-- Begin --

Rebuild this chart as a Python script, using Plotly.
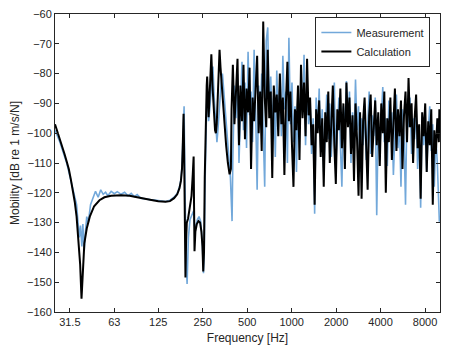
import plotly.graph_objects as go

# ---- low-frequency part ----
calc_freq_low = [25, 26, 27, 28, 29, 30, 31, 32, 33, 34, 35, 36, 37, 37.8, 38.5, 39.5, 41, 43, 46, 50,
                 54, 60, 70, 80, 90, 100, 110, 125, 140, 150, 160, 168, 174, 178, 181, 183, 184.5,
                 185.5, 187, 189, 191, 193, 195, 199, 205, 210, 214, 217, 218.5, 220, 223, 228, 234,
                 240, 245, 249, 252, 255, 258, 262, 266, 268, 270, 274, 279, 286, 291, 297, 303, 307,
                 311, 316, 320, 325, 330, 340, 350, 360, 370, 380, 388, 392]
calc_db_low = [-97, -99.5, -102, -104.5, -107, -109.5, -112, -115.5, -119, -123, -128, -135, -144, -155.5,
               -145, -137, -132, -128, -124.5, -122.5, -121.5, -121, -120.8, -121, -121.5, -122, -122.3,
               -122.8, -123, -122.8, -121.8, -120.5, -118.5, -116, -112, -105, -96, -93.5, -105, -125,
               -148.4, -136, -130, -128.6, -125, -121, -114, -107.8, -125, -139.6, -133, -130.5, -129.5,
               -130, -133, -138, -146.4, -140, -115, -95, -84, -81, -90, -94.6, -86, -73.5, -84, -94,
               -99, -100, -97, -88, -79, -72, -78, -88, -96, -104, -110, -113.8, -112, -92]

meas_freq_low = [25, 26, 27, 28, 29, 30, 31, 32, 33, 34, 35, 35.8, 36.5, 37.2, 38, 38.6, 39.4, 40.2, 41,
                 42, 43.5, 45, 47, 49, 51, 53, 55, 57, 60, 63, 66, 70, 74, 78, 82, 86, 90, 95, 100, 110,
                 125, 140, 150, 160, 168, 174, 178, 181, 183, 185, 187, 189, 191, 193, 196, 200, 205,
                 212, 217, 220, 225, 230, 236, 242, 248, 253, 256, 259, 262, 266, 270, 274, 279, 285,
                 293, 299, 306, 312, 318, 325, 333, 340, 346, 355, 365, 375, 385, 392, 395]
meas_db_low = [-99, -101, -103, -105.5, -107.5, -110, -113, -116, -119, -121, -124, -130, -135, -131,
               -138, -130.5, -139.6, -133, -128, -130, -124, -122, -119.5, -121.5, -119, -120.5, -119.8,
               -121, -119.5, -120.3, -119.6, -120.5, -119.8, -121, -120.2, -121.3, -120.6, -121.8, -122,
               -122.3, -122.6, -122.9, -122.5, -121.5, -120.2, -118, -115.5, -111, -104, -95, -91, -112,
               -135, -143, -150.6, -135, -129, -127, -126, -131, -131, -129, -128, -129.5, -136, -147,
               -140, -118, -98, -90, -86, -96, -92, -85, -77.6, -88, -98, -103, -98, -90, -83, -80, -85,
               -93, -101, -108, -115, -125, -129.5]

# ---- high-frequency part (shared frequency points) ----
freq_high = [400, 410, 420, 430, 440, 450, 461, 472, 483, 495, 507, 519, 531, 544, 557, 570, 584, 598,
             612, 627, 642, 657, 673, 689, 705, 722, 739, 757, 775, 793, 812, 832, 852, 872, 893, 914,
             936, 958, 981, 1005, 1029, 1053, 1078, 1104, 1130, 1157, 1185, 1213, 1242, 1272, 1302,
             1333, 1365, 1398, 1431, 1465, 1500, 1536, 1573, 1610, 1649, 1688, 1728, 1770, 1812, 1855,
             1900, 1945, 1991, 2039, 2088, 2137, 2188, 2241, 2294, 2349, 2405, 2463, 2521, 2582, 2643,
             2706, 2771, 2837, 2905, 2975, 3046, 3118, 3193, 3269, 3347, 3427, 3509, 3593, 3679, 3767,
             3857, 3949, 4043, 4140, 4239, 4340, 4444, 4550, 4659, 4770, 4884, 5001, 5120, 5243, 5368,
             5496, 5627, 5762, 5900, 6041, 6185, 6333, 6484, 6639, 6798, 6960, 7127, 7297, 7471, 7650,
             7833, 8020, 8211, 8407, 8608, 8814, 9024, 9240, 9461, 9687, 9918, 10000]

calc_db_high = [-77, -97, -86, -75, -104, -84, -96, -77, -102, -85, -93, -78, -112, -88, -96, -83, -74,
                -100, -86, -106, -62.5, -88, -98, -72, -95, -86, -115, -84, -93, -87, -101, -80, -97, -88,
                -114, -90, -76, -96, -86, -104, -118, -92, -99, -84, -109, -77, -95, -83, -101, -75, -94,
                -88, -104, -97, -124, -92, -100, -89, -108, -95, -118, -93, -103, -86, -110, -97, -84,
                -104, -117, -92, -99, -85, -105, -90, -112, -83, -98, -88, -107, -94, -116, -90, -102,
                -121, -93, -122, -96, -88, -105, -119, -94, -87, -108, -97, -89, -104, -93, -111, -90,
                -100, -86, -120, -95, -103, -88, -109, -96, -85, -106, -92, -101, -89, -112, -94, -86,
                -103, -81.5, -98, -90, -110, -95, -87, -105, -97, -122, -93, -101, -90, -113, -96, -104,
                -92, -124, -99, -107, -95, -103, -92]

meas_db_high = [-108, -84, -95, -80, -110, -90, -76, -99, -83, -105, -72.7, -94, -86, -103, -72, -92,
                -119, -84, -96, -80, -102, -118, -69, -64.5, -93, -81, -98, -87, -108, -79, -95, -84,
                -101, -74, -92, -86, -110, -68, -97, -83, -103, -91, -113, -86, -98, -80, -94, -73.7,
                -104, -84, -97, -90, -107, -95, -127, -88, -99, -85, -105, -92, -113, -96, -87, -102,
                -90, -108, -94, -83, -111, -97, -88, -104, -118, -91, -100, -82.5, -96, -86, -110, -93,
                -104, -82, -99, -91, -113, -95, -104, -90, -109, -98, -86, -107, -94, -101, -88, -127.5,
                -96, -106, -92, -84.5, -103, -95, -111, -89, -99, -93, -114, -97, -87, -105, -96, -118,
                -92, -101, -124, -90, -98, -88, -107, -95, -102, -91, -112, -99, -125, -94, -104, -96,
                -113, -99, -91, -106, -97, -118, -101, -110, -122, -129.7]

meas_freq = meas_freq_low + freq_high
meas_db = meas_db_low + meas_db_high
calc_freq = calc_freq_low + freq_high
calc_db = calc_db_low + calc_db_high

x_tick_vals = [31.5, 63, 125, 250, 500, 1000, 2000, 4000, 8000]
x_tick_text = ["31.5", "63", "125", "250", "500", "1000", "2000", "4000", "8000"]
y_tick_vals = [-160, -150, -140, -130, -120, -110, -100, -90, -80, -70, -60]

axis_color = "#262626"
font_family = "Liberation Sans, Arial, sans-serif"

fig = go.Figure()
fig.add_trace(go.Scatter(x=meas_freq, y=meas_db, mode="lines", name="Measurement",
                         line=dict(color="#72A8DA", width=1.6)))
fig.add_trace(go.Scatter(x=calc_freq, y=calc_db, mode="lines", name="Calculation",
                         line=dict(color="#000000", width=2)))

fig.update_layout(
    width=452, height=352,
    margin=dict(l=55, r=12, t=8, b=40),
    paper_bgcolor="white", plot_bgcolor="white",
    font=dict(family=font_family, size=11, color=axis_color),
    showlegend=True,
    legend=dict(x=0.975, y=0.99, xanchor="right", yanchor="top",
                bgcolor="white", bordercolor=axis_color, borderwidth=1,
                font=dict(size=11, color=axis_color),
                tracegroupgap=0, itemwidth=30),
)
fig.update_xaxes(
    type="log", range=[1.39794, 4.0043],
    tickmode="array", tickvals=x_tick_vals, ticktext=x_tick_text,
    ticks="inside", ticklen=4, tickcolor=axis_color,
    showline=True, linecolor=axis_color, linewidth=1, mirror="allticks",
    showgrid=False, zeroline=False,
    title=dict(text="Frequency [Hz]", font=dict(size=12, color=axis_color), standoff=6),
    tickfont=dict(size=11, color=axis_color),
)
fig.update_yaxes(
    range=[-160, -60],
    tickmode="array", tickvals=y_tick_vals,
    ticks="inside", ticklen=4, tickcolor=axis_color,
    showline=True, linecolor=axis_color, linewidth=1, mirror="allticks",
    showgrid=False, zeroline=False,
    title=dict(text="Mobility [dB re 1 m/s/N]", font=dict(size=12, color=axis_color), standoff=4),
    tickfont=dict(size=11, color=axis_color),
)

fig.write_html("out.html")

-- End --

### Task to complete
Go from the first line of the listing to the line holding "-113.8, -112, -92]" and, please, transcribe those lines exactly, both included, with no pictures.

### Result of the exercise
Rebuild this chart as a Python script, using Plotly.
import plotly.graph_objects as go

# ---- low-frequency part ----
calc_freq_low = [25, 26, 27, 28, 29, 30, 31, 32, 33, 34, 35, 36, 37, 37.8, 38.5, 39.5, 41, 43, 46, 50,
                 54, 60, 70, 80, 90, 100, 110, 125, 140, 150, 160, 168, 174, 178, 181, 183, 184.5,
                 185.5, 187, 189, 191, 193, 195, 199, 205, 210, 214, 217, 218.5, 220, 223, 228, 234,
                 240, 245, 249, 252, 255, 258, 262, 266, 268, 270, 274, 279, 286, 291, 297, 303, 307,
                 311, 316, 320, 325, 330, 340, 350, 360, 370, 380, 388, 392]
calc_db_low = [-97, -99.5, -102, -104.5, -107, -109.5, -112, -115.5, -119, -123, -128, -135, -144, -155.5,
               -145, -137, -132, -128, -124.5, -122.5, -121.5, -121, -120.8, -121, -121.5, -122, -122.3,
               -122.8, -123, -122.8, -121.8, -120.5, -118.5, -116, -112, -105, -96, -93.5, -105, -125,
               -148.4, -136, -130, -128.6, -125, -121, -114, -107.8, -125, -139.6, -133, -130.5, -129.5,
               -130, -133, -138, -146.4, -140, -115, -95, -84, -81, -90, -94.6, -86, -73.5, -84, -94,
               -99, -100, -97, -88, -79, -72, -78, -88, -96, -104, -110, -113.8, -112, -92]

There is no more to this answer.